- _Source data_:
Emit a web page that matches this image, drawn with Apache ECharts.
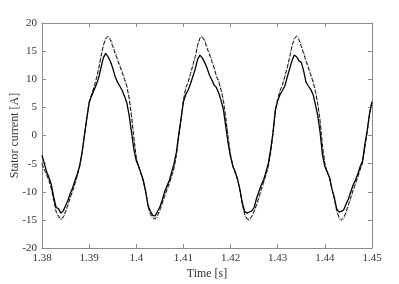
<html>
  <head>
    <meta charset="UTF-8" />
    <script src="https://cdn.jsdelivr.net/npm/echarts/dist/echarts.min.js"></script>
    <title>stator current</title>
    <style>
      html, body { margin: 0; padding: 0; background: #fff; }
      #main { width: 399px; height: 284px; }
    </style>
  </head>
  <body>
    <div id="main"></div>
    <script>
      // samples every 0.5 ms from 1.38 s to 1.45 s
      const tStart = 1.38;
      const tStep = 0.0005;
      const xTicks = [1.38, 1.39, 1.4, 1.41, 1.42, 1.43, 1.44, 1.45];
      const yTicks = [-20, -15, -10, -5, 0, 5, 10, 15, 20];

      // solid line
      const measured = [
        -3.5, -5.0, -6.5, -7.5, -8.8, -11.0, -12.8, -13.0, -13.8, -13.4,
        -12.5, -11.5, -10.3, -9.3, -8.0, -6.8, -5.3, -3.0, 0.0, 3.0,
        5.8, 7.0, 8.0, 9.0, 10.2, 12.0, 13.8, 14.6, 14.0, 13.2,
        12.0, 10.5, 9.5, 8.8, 8.0, 7.0, 5.8, 3.5, 0.5, -2.5,
        -4.5, -5.5, -6.7, -8.0, -10.0, -12.5, -13.5, -14.2, -14.3, -13.5,
        -12.7, -11.5, -10.0, -9.0, -8.0, -6.5, -5.0, -3.0, 0.2, 3.0,
        6.0, 7.3, 8.1, 9.2, 10.5, 11.8, 13.5, 14.3, 13.8, 13.0,
        12.0, 10.8, 9.9, 9.0, 8.5, 7.5, 6.2, 4.5, 1.5, -1.5,
        -3.8, -5.5, -6.5, -7.8, -9.7, -12.0, -13.5, -13.8, -13.6, -13.4,
        -12.8, -11.2, -10.0, -8.8, -7.9, -6.5, -5.0, -2.5, 0.5, 4.5,
        6.2, 7.3, 8.0, 8.8, 10.3, 11.8, 13.2, 14.3, 14.0, 13.3,
        13.0, 11.5, 9.5, 8.8, 8.2, 7.3, 5.5, 3.5, 0.5, -3.5,
        -5.5, -6.5, -7.5, -9.5, -11.0, -13.0, -13.6, -13.5, -13.2, -12.2,
        -11.3, -10.0, -8.8, -7.9, -6.8, -5.5, -4.5, -1.5, 1.0, 4.0,
        6.0
      ];

      // dashed line
      const modelA = [
        -5.0, -6.0, -7.0, -8.0, -9.5, -11.5, -13.5, -14.3, -14.9, -14.5,
        -13.5, -12.3, -11.0, -9.8, -8.5, -7.0, -5.5, -3.0, 0.0, 3.2,
        6.0, 7.3, 8.5, 10.0, 11.8, 14.0, 16.0, 17.2, 17.6, 17.0,
        15.8, 14.6, 13.5, 12.3, 11.2, 10.0, 8.7, 6.5, 3.3, -0.5,
        -4.0, -5.5, -6.8, -8.2, -10.0, -12.5, -14.0, -14.6, -14.8, -14.2,
        -13.2, -12.0, -10.8, -9.6, -8.5, -7.2, -5.8, -3.5, -0.2, 3.0,
        6.3, 8.5, 9.5, 11.0, 12.5, 14.0, 16.0, 17.3, 17.5, 16.8,
        15.5, 14.5, 13.2, 12.0, 10.5, 9.5, 8.0, 6.0, 3.0, -0.5,
        -3.5, -5.5, -6.7, -8.0, -9.8, -12.3, -14.0, -14.8, -15.0, -14.3,
        -13.4, -12.3, -11.0, -9.6, -8.3, -7.0, -5.5, -3.0, 0.5, 4.5,
        6.5, 8.0, 9.0, 10.5, 12.0, 13.8, 15.8, 17.2, 17.6, 17.0,
        15.8, 14.6, 13.2, 12.0, 10.8, 9.5, 7.8, 5.5, 2.5, -2.0,
        -5.0, -6.5, -7.5, -9.5, -11.2, -13.3, -14.5, -15.0, -14.6, -13.6,
        -12.3, -11.0, -9.7, -8.5, -7.3, -6.0, -4.8, -2.0, 0.8, 4.0,
        6.0
      ];

      // dotted line
      const modelB = [
        -5.2, -6.2, -7.2, -8.2, -9.7, -11.8, -13.8, -14.6, -15.1, -14.8,
        -13.8, -12.5, -11.2, -10.0, -8.7, -7.2, -5.6, -3.2, -0.2, 3.0,
        5.9, 7.2, 8.4, 9.9, 11.7, 13.9, 16.0, 17.3, 17.8, 17.3,
        16.2, 15.0, 13.8, 12.6, 11.5, 10.3, 9.0, 6.9, 3.7, -0.2,
        -3.8, -5.4, -6.7, -8.1, -9.9, -12.6, -14.2, -14.8, -15.0, -14.5,
        -13.5, -12.3, -11.1, -9.9, -8.7, -7.4, -6.0, -3.7, -0.4, 2.8,
        6.2, 8.4, 9.4, 10.9, 12.4, 13.9, 16.0, 17.4, 17.7, 17.1,
        15.9, 14.8, 13.5, 12.3, 10.8, 9.8, 8.3, 6.4, 3.4, -0.2,
        -3.3, -5.4, -6.6, -7.9, -9.7, -12.4, -14.2, -15.0, -15.2, -14.6,
        -13.7, -12.6, -11.3, -9.9, -8.6, -7.2, -5.7, -3.2, 0.3, 4.3,
        6.4, 7.9, 8.9, 10.4, 11.9, 13.7, 15.8, 17.3, 17.8, 17.3,
        16.1, 14.9, 13.5, 12.3, 11.1, 9.8, 8.1, 5.9, 2.9, -1.7,
        -4.8, -6.4, -7.4, -9.4, -11.3, -13.5, -14.8, -15.2, -14.9, -13.9,
        -12.6, -11.3, -10.0, -8.8, -7.5, -6.2, -5.0, -2.2, 0.6, 3.9,
        6.0
      ];

      const pairs = (arr) => arr.map((v, i) => [tStart + i * tStep, v]);

      const font = 'Liberation Serif';
      const frameColor = '#8c8c8c';
      const labelColor = '#333';

      const chart = echarts.init(document.getElementById('main'));
      const axisCommon = {
        type: 'value',
        axisLine: { show: true, onZero: false, lineStyle: { color: frameColor, width: 1 } },
        axisTick: { show: true, inside: true, length: 4, lineStyle: { color: frameColor } },
        splitLine: { show: false }
      };

      chart.setOption({
        animation: false,
        backgroundColor: '#fff',
        grid: { left: 42, right: 27, top: 23, bottom: 36, containLabel: false, outerBoundsMode: 'none' },
        xAxis: [
          Object.assign({}, axisCommon, {
            min: xTicks[0], max: xTicks[xTicks.length - 1], interval: 0.01,
            position: 'bottom',
            name: 'Time [s]', nameLocation: 'middle', nameGap: 20, nameMoveOverlap: false,
            nameTextStyle: { fontFamily: font, fontSize: 12, color: labelColor },
            axisLabel: {
              fontFamily: font, fontSize: 11, color: labelColor, margin: 5,
              formatter: (v) => String(+v.toFixed(2))
            }
          }),
          Object.assign({}, axisCommon, {
            min: xTicks[0], max: xTicks[xTicks.length - 1], interval: 0.01,
            position: 'top', axisLabel: { show: false }
          })
        ],
        yAxis: [
          Object.assign({}, axisCommon, {
            min: yTicks[0], max: yTicks[yTicks.length - 1], interval: 5,
            position: 'left',
            name: 'Stator current [A]', nameLocation: 'middle', nameGap: 21, nameMoveOverlap: false,
            nameTextStyle: { fontFamily: font, fontSize: 12, color: labelColor },
            axisLabel: { fontFamily: font, fontSize: 11, color: labelColor, margin: 5 }
          }),
          Object.assign({}, axisCommon, {
            min: yTicks[0], max: yTicks[yTicks.length - 1], interval: 5,
            position: 'right', axisLabel: { show: false }
          })
        ],
        series: [
          {
            name: 'dotted', type: 'line', showSymbol: false, data: pairs(modelB),
            lineStyle: { color: '#666', width: 1, type: [1, 1.5] }
          },
          {
            name: 'dashed', type: 'line', showSymbol: false, data: pairs(modelA),
            lineStyle: { color: '#111', width: 1, type: [4, 2] }
          },
          {
            name: 'solid', type: 'line', showSymbol: false, data: pairs(measured),
            lineStyle: { color: '#000', width: 1.3 }
          }
        ]
      });
    </script>
  </body>
</html>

- _Written instruction_: Everything from the top line of the data down to and including the line with "10, 15, 20];" is to be copied, except the pictures.

- _The result_:
Emit a web page that matches this image, drawn with Apache ECharts.
<html>
  <head>
    <meta charset="UTF-8" />
    <script src="https://cdn.jsdelivr.net/npm/echarts/dist/echarts.min.js"></script>
    <title>stator current</title>
    <style>
      html, body { margin: 0; padding: 0; background: #fff; }
      #main { width: 399px; height: 284px; }
    </style>
  </head>
  <body>
    <div id="main"></div>
    <script>
      // samples every 0.5 ms from 1.38 s to 1.45 s
      const tStart = 1.38;
      const tStep = 0.0005;
      const xTicks = [1.38, 1.39, 1.4, 1.41, 1.42, 1.43, 1.44, 1.45];
      const yTicks = [-20, -15, -10, -5, 0, 5, 10, 15, 20];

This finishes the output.